_EXERCISE DATA_:
------------------------------------------------------------

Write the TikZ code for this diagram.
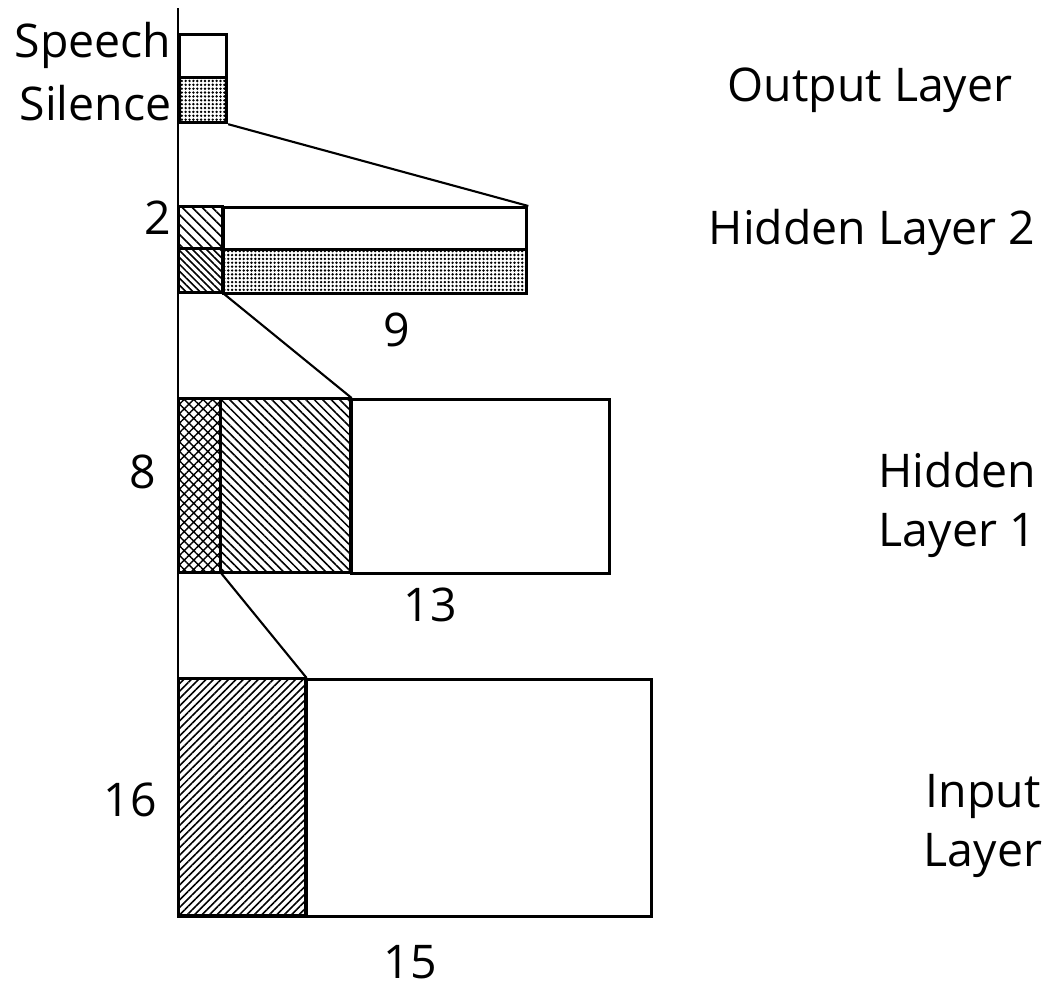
\documentclass[tikz,border=0pt]{standalone}
\usepackage{fontspec}
\setmainfont{Open Sans}
\usepackage{tikz}
\usetikzlibrary{positioning,patterns.meta}
\newcommand{\lblfont}{\fontsize{13.2}{17}\selectfont}

\begin{document}
\begin{tikzpicture}[x = .01cm, y = -.01cm,
    cell/.style = {draw, line width = .9pt, inner sep = 0pt, anchor = north west},
    lbl/.style = {font = \lblfont, inner sep = 0pt},
    conn/.style = {line width = .6pt}]
    \useasboundingbox (0,0) rectangle (1051,990);
    % output layer
    \node[cell, minimum width = .47cm, minimum height = .43cm] (spch) at (178,33) {};
    \node[cell, minimum width = .47cm, minimum height = .45cm, pattern = {Dots[distance = 1.1pt, radius = .38pt]}] (sil) at (178,76) {};
    % hidden layer 2
    \node[cell, minimum width = .44cm, minimum height = .42cm, pattern = {Lines[angle = -45, distance = 2pt, line width = .45pt]}] (hida) at (178,206) {};
    \node[cell, minimum width = 3.03cm, minimum height = .42cm] (hidb) at (222,206) {};
    \node[cell, minimum width = .44cm, minimum height = .44cm, pattern = {Lines[angle = -45, distance = 1.4pt, line width = .45pt]}] (hidc) at (178,248) {};
    \node[cell, minimum width = 3.03cm, minimum height = .44cm, pattern = {Dots[distance = 1.1pt, radius = .38pt]}] (hidd) at (222,248) {};
    % hidden layer 1
    \node[cell, minimum width = .42cm, minimum height = 1.74cm, pattern = {Hatch[angle = 45, distance = 1.9pt, line width = .4pt]}] (onea) at (178,398) {};
    \node[cell, minimum width = 1.3cm, minimum height = 1.74cm, pattern = {Lines[angle = -45, distance = 1.7pt, line width = .45pt]}] (oneb) at (220,398) {};
    \node[cell, minimum width = 2.58cm, minimum height = 1.74cm] (onec) at (350,398) {};
    % input layer
    \node[cell, minimum width = 1.27cm, minimum height = 2.37cm, pattern = {Lines[angle = 45, distance = 1.5pt, line width = .45pt]}] (ina) at (178,678) {};
    \node[cell, minimum width = 3.45cm, minimum height = 2.37cm] (inb) at (305,678) {};
    % connectors
    \coordinate (axtop) at (178,8);
    \draw[conn] (axtop) -- (ina.north west);
    \draw[conn] (sil.south east) -- (hidb.north east);
    \draw[conn] (hidc.south east) -- (oneb.north east);
    \draw[conn] (onea.south east) -- (ina.north east);
    % labels
    \node[lbl, anchor = east] (tspch) at (172,45) {Speech};
    \node[lbl, anchor = east] (tsil) at (172,103) {Silence};
    \node[lbl] (tout) at (870,90) {Output Layer};
    \node[lbl] (thid2) at (872,232) {Hidden Layer 2};
    \node[lbl] (ntwo) at (158,218) {2};
    \node[lbl] (nnine) at (397,330) {9};
    \node[lbl, align = left, anchor = west] (thid1) at (878,505) {Hidden\\Layer 1};
    \node[lbl] (neight) at (143,472) {8};
    \node[lbl] (nthirteen) at (430,605) {13};
    \node[lbl, align = center] (tin) at (983,826) {Input\\Layer};
    \node[lbl] (nsixteen) at (130,800) {16};
    \node[lbl] (nfifteen) at (410,962) {15};
\end{tikzpicture}
\end{document}
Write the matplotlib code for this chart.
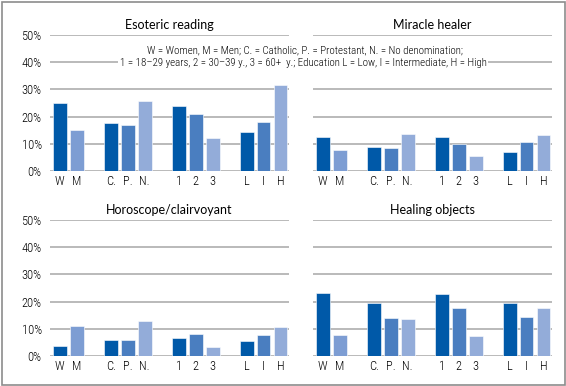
import matplotlib
matplotlib.use("Agg")
import matplotlib.pyplot as plt
from matplotlib.patches import Rectangle

# Data (percent)
labels = ["W", "M", "C.", "P.", "N.", "1", "2", "3", "L", "I", "H"]
xpos = [0, 1, 3, 4, 5, 7, 8, 9, 11, 12, 13]

titles = ["Esoteric reading", "Miracle healer", "Horoscope/clairvoyant", "Healing objects"]
esoteric = [24.9, 15.1, 17.8, 16.9, 25.9, 23.9, 21.0, 12.3, 14.2, 18.1, 31.6]
miracle = [12.6, 7.8, 8.8, 8.3, 13.5, 12.4, 9.8, 5.6, 6.9, 10.5, 13.1]
horoscope = [3.7, 11.1, 6.0, 6.0, 12.8, 6.6, 8.0, 3.4, 5.4, 7.6, 10.6]
healing = [23.2, 7.6, 19.4, 13.9, 13.7, 22.7, 17.7, 7.2, 19.6, 14.4, 17.6]

dark = "#0059a8"
mid = "#4a7ec0"
light = "#93acd9"
men = "#7d9dd3"
bar_colors = [dark, men, dark, mid, light, dark, mid, light, dark, mid, light]

cond = ["Roboto Condensed", "DejaVu Sans"]
title_font = ["Lato", "DejaVu Sans"]

fig = plt.figure(figsize=(5.66, 3.86), dpi=100)

W, H = 566.0, 386.0
# axes boxes in pixels: left, top(50%), right, bottom(0%)
boxes = [(50, 35, 289, 171), (313, 35, 552, 171),
         (50, 220, 289, 356), (313, 220, 552, 356)]
series = [esoteric, miracle, horoscope, healing]

for box, title, vals in zip(boxes, titles, series):
    l, t, r, b = box
    ax = fig.add_axes([l / W, (H - b) / H, (r - l) / W, (b - t) / H])
    ax.bar(xpos, vals, width=0.82, color=bar_colors, edgecolor="white",
           linewidth=0.4, zorder=3)
    ax.set_xlim(-0.58, 13.5)
    ax.set_ylim(0, 50)
    ax.set_yticks([0, 10, 20, 30, 40, 50])
    ax.yaxis.grid(True, color="#aeaeae", linewidth=1.2, zorder=0)
    ax.set_axisbelow(True)
    for s in ax.spines.values():
        s.set_visible(False)
    ax.tick_params(length=0)
    ax.set_xticks(xpos)
    ax.set_xticklabels(labels, family=cond, fontsize=9, weight=300)
    if l < 100:
        ax.set_yticklabels(["%d%%" % v for v in range(0, 60, 10)],
                           family=cond, fontsize=9, weight=300)
        ax.tick_params(axis="y", pad=6)
    else:
        ax.set_yticklabels([])
    ax.tick_params(axis="x", pad=3)
    ax.set_title(title, family=title_font, fontsize=9, pad=4)

note_box = dict(facecolor="white", edgecolor="none", pad=1.0)
fig.text(305 / W, 1 - 50 / H,
         "W = Women, M = Men; C. = Catholic, P. = Protestant, N. = No denomination;",
         family=cond, fontsize=7.8, weight=300, ha="center", va="center", bbox=note_box)
fig.text(303 / W, 1 - 63 / H,
         "1 = 18\u201329 years, 2 = 30\u201339 y., 3 = 60+  y.; Education L = Low, I = Intermediate, H = High",
         family=cond, fontsize=7.8, weight=300, ha="center", va="center", bbox=note_box)

fig.add_artist(Rectangle((1.5 / W, 1.5 / H), 1 - 3 / W, 1 - 3 / H,
                         transform=fig.transFigure, fill=False,
                         edgecolor="#8c8c8c", linewidth=1.2))

fig.savefig("out.png", dpi=100)
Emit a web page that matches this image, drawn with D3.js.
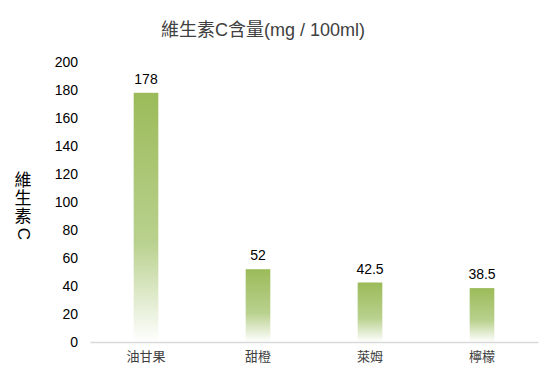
<!DOCTYPE html>
<html>
<head>
<meta charset="utf-8">
<script src="https://cdn.jsdelivr.net/npm/d3@7/dist/d3.min.js"></script>
<style>
  body { margin: 0; background: #fff; }
  svg { display: block; font-family: "Liberation Sans", Arial, "Noto Sans CJK TC", sans-serif; }
</style>
</head>
<body>
<svg id="chart" width="554" height="384"></svg>
<script>
const categories = ["油甘果", "甜橙", "萊姆", "檸檬"];
const values = [178, 52, 42.5, 38.5];
const valueLabels = ["178", "52", "42.5", "38.5"];
const yTicks = [0, 20, 40, 60, 80, 100, 120, 140, 160, 180, 200];
const titleText = "維生素C含量(mg / 100ml)";
const yTitleChars = ["維", "生", "素", "C"];

const svg = d3.select("#chart");
const margin = { left: 90, right: 16, top: 62, bottom: 42 };
const W = 554, H = 384;

const x = d3.scaleBand()
  .domain(categories)
  .range([margin.left, W - margin.right])
  .paddingInner(0.78)
  .paddingOuter(0.39);

const y = d3.scaleLinear()
  .domain([0, 200])
  .range([H - margin.bottom, margin.top]);

// Vertical fade for bars: green at top, white at the base
const defs = svg.append("defs");
const grad = defs.append("linearGradient")
  .attr("id", "barFade")
  .attr("x1", 0).attr("y1", 0).attr("x2", 0).attr("y2", 1);
grad.append("stop").attr("offset", "0%").attr("stop-color", "#9bbb59");
grad.append("stop").attr("offset", "60%").attr("stop-color", "#b9d18e");
grad.append("stop").attr("offset", "100%").attr("stop-color", "#ffffff");

// Title
svg.append("text")
  .attr("x", 263).attr("y", 36)
  .attr("text-anchor", "middle")
  .attr("font-size", 18)
  .attr("fill", "#404040")
  .text(titleText);

// Y axis tick labels
const yAxis = d3.axisLeft(y).tickValues(yTicks).tickSize(0).tickPadding(12);
const gy = svg.append("g")
  .attr("transform", `translate(${margin.left},0)`)
  .call(yAxis);
gy.select(".domain").remove();
gy.selectAll("text")
  .attr("font-size", 14)
  .attr("fill", "#000")
  .style("font-family", "'Liberation Sans', Arial, sans-serif");

// Y axis title, stacked vertically; Latin letter rotated
const yTitle = svg.append("g").attr("class", "y-title");
yTitleChars.forEach((ch, i) => {
  const cy = 180 + i * 18;
  const t = yTitle.append("text")
    .attr("x", 23).attr("y", cy)
    .attr("text-anchor", "middle")
    .attr("dominant-baseline", "central")
    .attr("font-size", 17)
    .attr("fill", "#000")
    .text(ch);
  if (/[A-Za-z]/.test(ch)) t.attr("transform", `rotate(90,23,${cy})`);
});

// Bars
svg.append("g").selectAll("rect")
  .data(values)
  .join("rect")
  .attr("x", (d, i) => x(categories[i]))
  .attr("y", d => y(d))
  .attr("width", x.bandwidth())
  .attr("height", d => y(0) - y(d))
  .attr("fill", "url(#barFade)");

// Value labels
svg.append("g").selectAll("text")
  .data(values)
  .join("text")
  .attr("x", (d, i) => x(categories[i]) + x.bandwidth() / 2)
  .attr("y", d => y(d) - 9)
  .attr("text-anchor", "middle")
  .attr("font-size", 14)
  .attr("fill", "#000")
  .text((d, i) => valueLabels[i]);

// X axis baseline and category labels
const xAxis = d3.axisBottom(x).tickSize(0).tickPadding(10);
const gx = svg.append("g")
  .attr("transform", `translate(0,${y(0)})`)
  .call(xAxis);
gx.select(".domain").attr("stroke", "#d9d9d9").attr("stroke-width", 1.5);
gx.selectAll("text")
  .attr("font-size", 13)
  .attr("fill", "#404040")
  .style("font-family", "'Noto Sans CJK TC', sans-serif");
</script>
</body>
</html>
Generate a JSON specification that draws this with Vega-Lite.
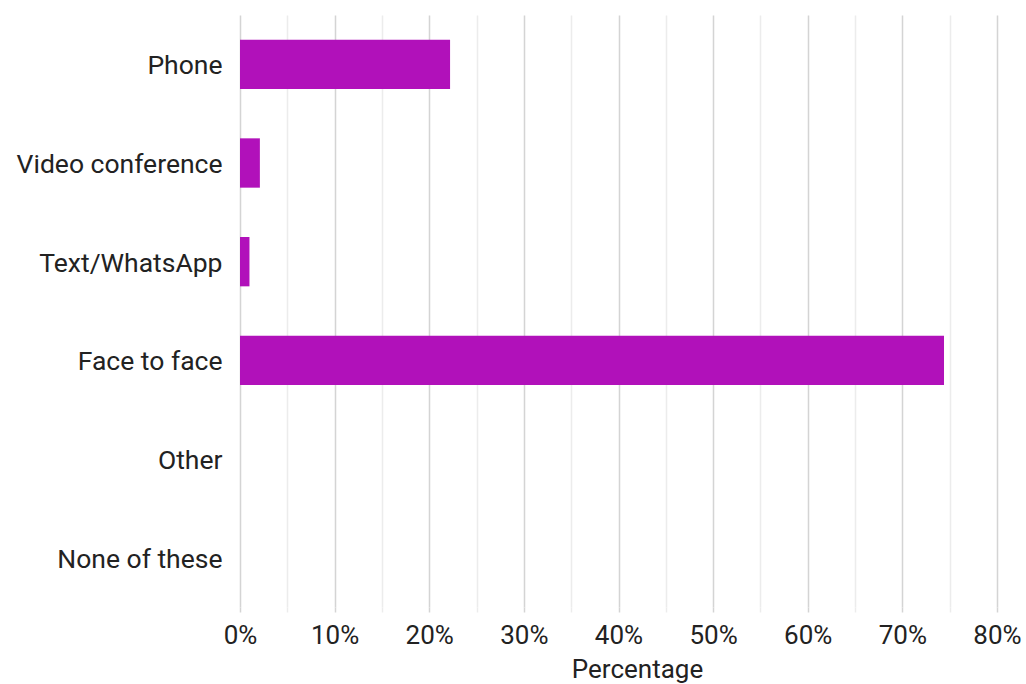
{
  "$schema": "https://vega.github.io/schema/vega-lite/v6.json",
  "width": 757,
  "height": 592,
  "autosize": {"type": "none"},
  "padding": {"left": 240, "top": 15, "right": 29, "bottom": 77},
  "background": "white",
  "config": {
    "view": {"stroke": null},
    "font": "Roboto",
    "axis": {"labelFont": "Roboto", "titleFont": "Roboto", "labelColor": "#222", "titleColor": "#222"}
  },
  "data": {
    "values": [
      {"category": "Phone", "value": 0.222},
      {"category": "Video conference", "value": 0.021},
      {"category": "Text/WhatsApp", "value": 0.010},
      {"category": "Face to face", "value": 0.744},
      {"category": "Other", "value": 0.0},
      {"category": "None of these", "value": 0.0}
    ]
  },
  "mark": {"type": "bar", "color": "#B111BA"},
  "encoding": {
    "y": {
      "field": "category",
      "type": "nominal",
      "sort": null,
      "scale": {"paddingInner": 0.5, "paddingOuter": 0.25},
      "axis": {
        "title": null,
        "domain": false,
        "ticks": false,
        "labelFontSize": 26.5,
        "labelPadding": 18,
        "labelOffset": 2,
        "labelLimit": 260
      }
    },
    "x": {
      "field": "value",
      "type": "quantitative",
      "scale": {"domain": [0, 0.8], "nice": false},
      "axis": {
        "title": "Percentage",
        "titleFontSize": 26,
        "titleFontWeight": "normal",
        "titlePadding": 8,
        "titleX": 397,
        "values": [0, 0.05, 0.1, 0.15, 0.2, 0.25, 0.3, 0.35, 0.4, 0.45, 0.5, 0.55, 0.6, 0.65, 0.7, 0.75, 0.8],
        "format": ".0%",
        "labelExpr": "round(datum.value*100) % 10 === 0 ? datum.label : ''",
        "labelFontSize": 26,
        "labelPadding": 10,
        "labelFlush": false,
        "domain": false,
        "grid": true,
        "gridColor": {"condition": {"test": "round(datum.value*100) % 10 === 0", "value": "#d4d4d4"}, "value": "#ececec"},
        "gridWidth": 1.5,
        "ticks": true,
        "tickColor": {"condition": {"test": "round(datum.value*100) % 10 === 0", "value": "#d4d4d4"}, "value": "#ececec"},
        "tickSize": 5,
        "tickWidth": 1.5
      }
    }
  }
}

------------------------------------------------------------

_WRITTEN PROBLEM_: From the material above, copy each line that includes the word "this".

_RESULT_:
Write the TikZ code for this diagram.
Write the matplotlib code for this chart.
Emit a web page that matches this image, drawn with D3.js.
Generate a JSON specification that draws this with Vega-Lite.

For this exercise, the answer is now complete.